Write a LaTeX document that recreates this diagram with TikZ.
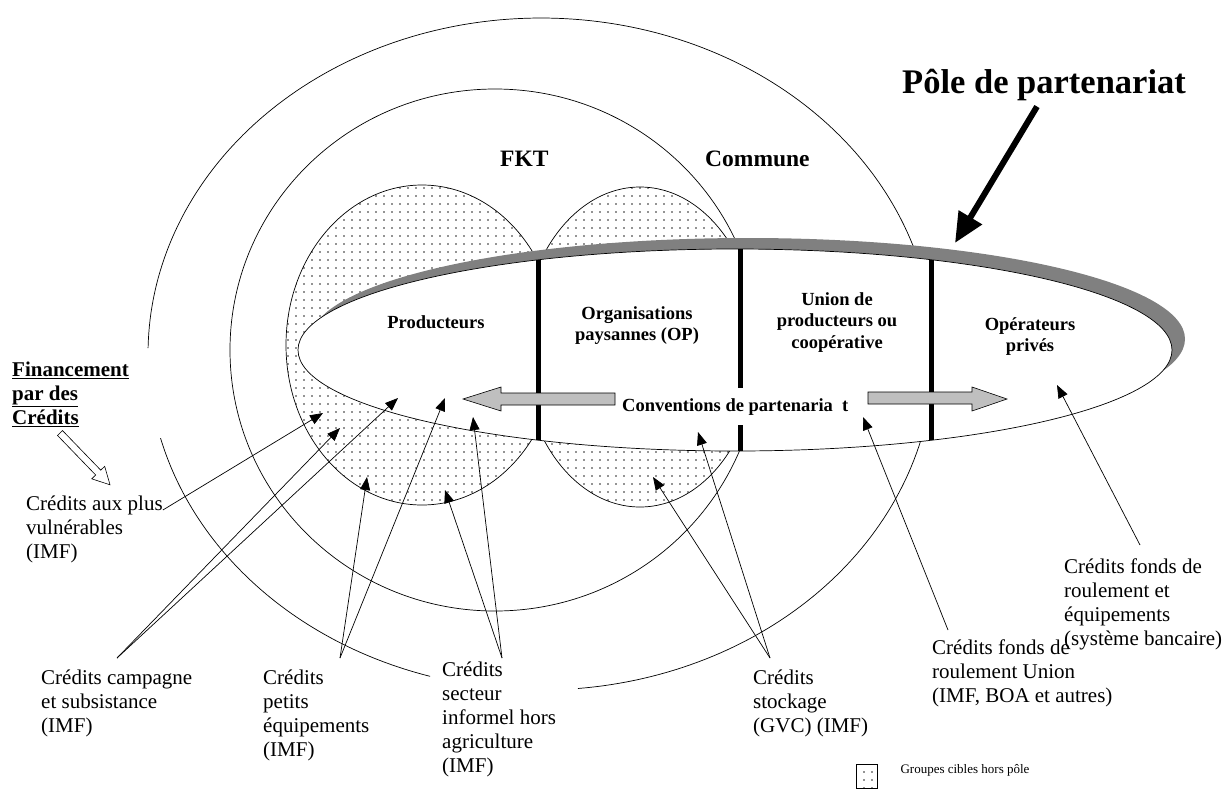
\documentclass[tikz,border=0pt]{standalone}
\usepackage{fontspec}
\setmainfont{Liberation Serif}
\usetikzlibrary{arrows.meta,patterns.meta,calc}
\begin{document}
\begin{tikzpicture}[x=1pt,y=-1pt,
  lab/.style={font=\fontsize{21}{24}\selectfont, align=left, inner sep=0pt, anchor=north west},
  zone/.style={font=\bfseries\fontsize{18.5}{21.5}\selectfont, align=center, inner sep=0pt},
  region/.style={font=\bfseries\fontsize{23.5}{27}\selectfont, inner sep=0pt, anchor=base west},
  lead/.style={line width=0.7pt, -{Triangle[length=13pt,width=10pt]}},
  ring/.style={line width=0.7pt},
  dotzone/.style={pattern={Dots[distance=8pt,radius=0.8pt]}, pattern color=black!85, draw, line width=0.7pt},
  bar/.style={line width=5pt},
  flow/.style={draw, line width=0.6pt, fill=black!25},
]
\useasboundingbox (0,0) rectangle (1226,788);

% Commune (outer ring), open where labels sit
\draw[ring] plot[domain=106.4:165.5, samples=60, variable=\t] ({541+393*cos(\t)},{354+336*sin(\t)});
\draw[ring] plot[domain=181:444.6, samples=220, variable=\t] ({541+393*cos(\t)},{354+336*sin(\t)});

% FKT ring
\draw[ring] (495,350) ellipse [x radius=265, y radius=261];

% target groups outside the pole
\draw[dotzone] (422,345) ellipse [x radius=136, y radius=160];
\draw[dotzone] (640,347) ellipse [x radius=118, y radius=160];

% partnership pole with its shadow
\fill[black!50] (748,339) ellipse [x radius=437, y radius=101];
\draw[ring, fill=white] (735,350) ellipse [x radius=437, y radius=101];

% dividers
\draw[bar] (538,260) -- (538,440);
\draw[bar] (740,249) -- (740,451);
\draw[bar] (931,260) -- (931,440);

% conventions and flows
\node[zone, anchor=base west, fill=white, inner xsep=1pt, inner ysep=10pt] (conv) at (621,411) {Conventions de partenaria\ \ t};
\draw[flow] (615,393) -- (501,393) -- (501,387) -- (463,399) -- (501,411) -- (501,405) -- (615,405) -- cycle;
\draw[flow] (868,392) -- (972,392) -- (972,387) -- (1007,399) -- (972,411) -- (972,404) -- (868,404) -- cycle;

% actors
\node[zone, anchor=base] (prod) at (436,328) {Producteurs};
\node[zone, anchor=north] (op) at (637,306) {Organisations\\paysannes (OP)};
\node[zone, anchor=north] (uni) at (837,292) {Union de\\producteurs ou\\coopérative};
\node[zone, anchor=north] (opr) at (1030,317) {Opérateurs\\privés};

% territorial levels
\node[region] (fkt) at (500,166) {FKT};
\node[region] (com) at (705,166) {Commune};

% title and its pointer
\node[font=\bfseries\fontsize{34.5}{40}\selectfont, inner sep=0pt, anchor=base west] (ptitle) at (902,93) {Pôle de partenariat};
\coordinate (poletip) at (955,243);
\draw[line width=6pt, -{Triangle[length=30pt,width=26pt]}] ([xshift=-7pt,yshift=-6pt]ptitle.south) -- (poletip);

% financing heading
\node[lab, font=\bfseries\fontsize{21}{24}\selectfont] (fin) at (12,362) {\underline{Financement}\\\underline{par des}\\\underline{Crédits}};
\begin{scope}[shift={(60,433)}, rotate=-46]
  \draw[line width=0.6pt, fill=white] (0,-3.5) -- (55,-3.5) -- (55,-9) -- (72,0) -- (55,9) -- (55,3.5) -- (0,3.5) -- cycle;
\end{scope}

% credit labels
\node[lab] (aux) at (26,496) {Crédits aux plus\\vulnérables\\(IMF)};
\node[lab] (camp) at (41,670) {Crédits campagne\\et subsistance\\(IMF)};
\node[lab] (petit) at (263,670) {Crédits\\petits\\équipements\\(IMF)};
\node[lab] (sect) at (442,662) {Crédits\\secteur\\informel hors\\agriculture\\(IMF)};
\node[lab] (stock) at (753,670) {Crédits\\stockage\\(GVC) (IMF)};
\node[lab] (union) at (932,640) {Crédits fonds de\\roulement Union\\(IMF, BOA et autres)};
\node[lab] (bank) at (1064,559) {Crédits fonds de\\roulement et\\équipements\\(système bancaire)};

% arrow targets
\coordinate (tAux) at (323,413);
\coordinate (tCampA) at (340,428);
\coordinate (tCampB) at (398,398);
\coordinate (tPetA) at (367,477);
\coordinate (tPetB) at (445,398);
\coordinate (tSecA) at (445,490);
\coordinate (tSecB) at (473,417);
\coordinate (tStoA) at (653,477);
\coordinate (tStoB) at (698,432);
\coordinate (tUni) at (863,417);
\coordinate (tOpe) at (1057,385);

\draw[lead] ([yshift=-14pt]aux.north east) -- (tAux);
\draw[lead] ([shift={(76pt,12pt)}]camp.north west) -- (tCampA);
\draw[lead] ([shift={(76pt,12pt)}]camp.north west) -- (tCampB);
\draw[lead] ([shift={(77pt,12pt)}]petit.north west) -- (tPetA);
\draw[lead] ([shift={(77pt,12pt)}]petit.north west) -- (tPetB);
\draw[lead] ([shift={(60pt,4pt)}]sect.north west) -- (tSecA);
\draw[lead] ([shift={(60pt,4pt)}]sect.north west) -- (tSecB);
\draw[lead] ([shift={(17pt,12pt)}]stock.north west) -- (tStoA);
\draw[lead] ([shift={(17pt,12pt)}]stock.north west) -- (tStoB);
\draw[lead] ([shift={(16pt,10pt)}]union.north west) -- (tUni);
\draw[lead] ([shift={(76pt,14pt)}]bank.north west) -- (tOpe);

% legend
\node[dotzone, minimum width=21pt, minimum height=24pt, inner sep=0pt] (key) at (866.5,776) {};
\node[font=\fontsize{13}{15}\selectfont, inner sep=0pt, anchor=west] (keytext) at ([xshift=23pt, yshift=6pt]key.east) {Groupes cibles hors pôle};
\end{tikzpicture}
\end{document}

## Prompt
Without the pictures, retype the whole of the material above exactly.

## Exercise result
Write a LaTeX document that recreates this diagram with TikZ.
\documentclass[tikz,border=0pt]{standalone}
\usepackage{fontspec}
\setmainfont{Liberation Serif}
\usetikzlibrary{arrows.meta,patterns.meta,calc}
\begin{document}
\begin{tikzpicture}[x=1pt,y=-1pt,
  lab/.style={font=\fontsize{21}{24}\selectfont, align=left, inner sep=0pt, anchor=north west},
  zone/.style={font=\bfseries\fontsize{18.5}{21.5}\selectfont, align=center, inner sep=0pt},
  region/.style={font=\bfseries\fontsize{23.5}{27}\selectfont, inner sep=0pt, anchor=base west},
  lead/.style={line width=0.7pt, -{Triangle[length=13pt,width=10pt]}},
  ring/.style={line width=0.7pt},
  dotzone/.style={pattern={Dots[distance=8pt,radius=0.8pt]}, pattern color=black!85, draw, line width=0.7pt},
  bar/.style={line width=5pt},
  flow/.style={draw, line width=0.6pt, fill=black!25},
]
\useasboundingbox (0,0) rectangle (1226,788);

% Commune (outer ring), open where labels sit
\draw[ring] plot[domain=106.4:165.5, samples=60, variable=\t] ({541+393*cos(\t)},{354+336*sin(\t)});
\draw[ring] plot[domain=181:444.6, samples=220, variable=\t] ({541+393*cos(\t)},{354+336*sin(\t)});

% FKT ring
\draw[ring] (495,350) ellipse [x radius=265, y radius=261];

% target groups outside the pole
\draw[dotzone] (422,345) ellipse [x radius=136, y radius=160];
\draw[dotzone] (640,347) ellipse [x radius=118, y radius=160];

% partnership pole with its shadow
\fill[black!50] (748,339) ellipse [x radius=437, y radius=101];
\draw[ring, fill=white] (735,350) ellipse [x radius=437, y radius=101];

% dividers
\draw[bar] (538,260) -- (538,440);
\draw[bar] (740,249) -- (740,451);
\draw[bar] (931,260) -- (931,440);

% conventions and flows
\node[zone, anchor=base west, fill=white, inner xsep=1pt, inner ysep=10pt] (conv) at (621,411) {Conventions de partenaria\ \ t};
\draw[flow] (615,393) -- (501,393) -- (501,387) -- (463,399) -- (501,411) -- (501,405) -- (615,405) -- cycle;
\draw[flow] (868,392) -- (972,392) -- (972,387) -- (1007,399) -- (972,411) -- (972,404) -- (868,404) -- cycle;

% actors
\node[zone, anchor=base] (prod) at (436,328) {Producteurs};
\node[zone, anchor=north] (op) at (637,306) {Organisations\\paysannes (OP)};
\node[zone, anchor=north] (uni) at (837,292) {Union de\\producteurs ou\\coopérative};
\node[zone, anchor=north] (opr) at (1030,317) {Opérateurs\\privés};

% territorial levels
\node[region] (fkt) at (500,166) {FKT};
\node[region] (com) at (705,166) {Commune};

% title and its pointer
\node[font=\bfseries\fontsize{34.5}{40}\selectfont, inner sep=0pt, anchor=base west] (ptitle) at (902,93) {Pôle de partenariat};
\coordinate (poletip) at (955,243);
\draw[line width=6pt, -{Triangle[length=30pt,width=26pt]}] ([xshift=-7pt,yshift=-6pt]ptitle.south) -- (poletip);

% financing heading
\node[lab, font=\bfseries\fontsize{21}{24}\selectfont] (fin) at (12,362) {\underline{Financement}\\\underline{par des}\\\underline{Crédits}};
\begin{scope}[shift={(60,433)}, rotate=-46]
  \draw[line width=0.6pt, fill=white] (0,-3.5) -- (55,-3.5) -- (55,-9) -- (72,0) -- (55,9) -- (55,3.5) -- (0,3.5) -- cycle;
\end{scope}

% credit labels
\node[lab] (aux) at (26,496) {Crédits aux plus\\vulnérables\\(IMF)};
\node[lab] (camp) at (41,670) {Crédits campagne\\et subsistance\\(IMF)};
\node[lab] (petit) at (263,670) {Crédits\\petits\\équipements\\(IMF)};
\node[lab] (sect) at (442,662) {Crédits\\secteur\\informel hors\\agriculture\\(IMF)};
\node[lab] (stock) at (753,670) {Crédits\\stockage\\(GVC) (IMF)};
\node[lab] (union) at (932,640) {Crédits fonds de\\roulement Union\\(IMF, BOA et autres)};
\node[lab] (bank) at (1064,559) {Crédits fonds de\\roulement et\\équipements\\(système bancaire)};

% arrow targets
\coordinate (tAux) at (323,413);
\coordinate (tCampA) at (340,428);
\coordinate (tCampB) at (398,398);
\coordinate (tPetA) at (367,477);
\coordinate (tPetB) at (445,398);
\coordinate (tSecA) at (445,490);
\coordinate (tSecB) at (473,417);
\coordinate (tStoA) at (653,477);
\coordinate (tStoB) at (698,432);
\coordinate (tUni) at (863,417);
\coordinate (tOpe) at (1057,385);

\draw[lead] ([yshift=-14pt]aux.north east) -- (tAux);
\draw[lead] ([shift={(76pt,12pt)}]camp.north west) -- (tCampA);
\draw[lead] ([shift={(76pt,12pt)}]camp.north west) -- (tCampB);
\draw[lead] ([shift={(77pt,12pt)}]petit.north west) -- (tPetA);
\draw[lead] ([shift={(77pt,12pt)}]petit.north west) -- (tPetB);
\draw[lead] ([shift={(60pt,4pt)}]sect.north west) -- (tSecA);
\draw[lead] ([shift={(60pt,4pt)}]sect.north west) -- (tSecB);
\draw[lead] ([shift={(17pt,12pt)}]stock.north west) -- (tStoA);
\draw[lead] ([shift={(17pt,12pt)}]stock.north west) -- (tStoB);
\draw[lead] ([shift={(16pt,10pt)}]union.north west) -- (tUni);
\draw[lead] ([shift={(76pt,14pt)}]bank.north west) -- (tOpe);

% legend
\node[dotzone, minimum width=21pt, minimum height=24pt, inner sep=0pt] (key) at (866.5,776) {};
\node[font=\fontsize{13}{15}\selectfont, inner sep=0pt, anchor=west] (keytext) at ([xshift=23pt, yshift=6pt]key.east) {Groupes cibles hors pôle};
\end{tikzpicture}
\end{document}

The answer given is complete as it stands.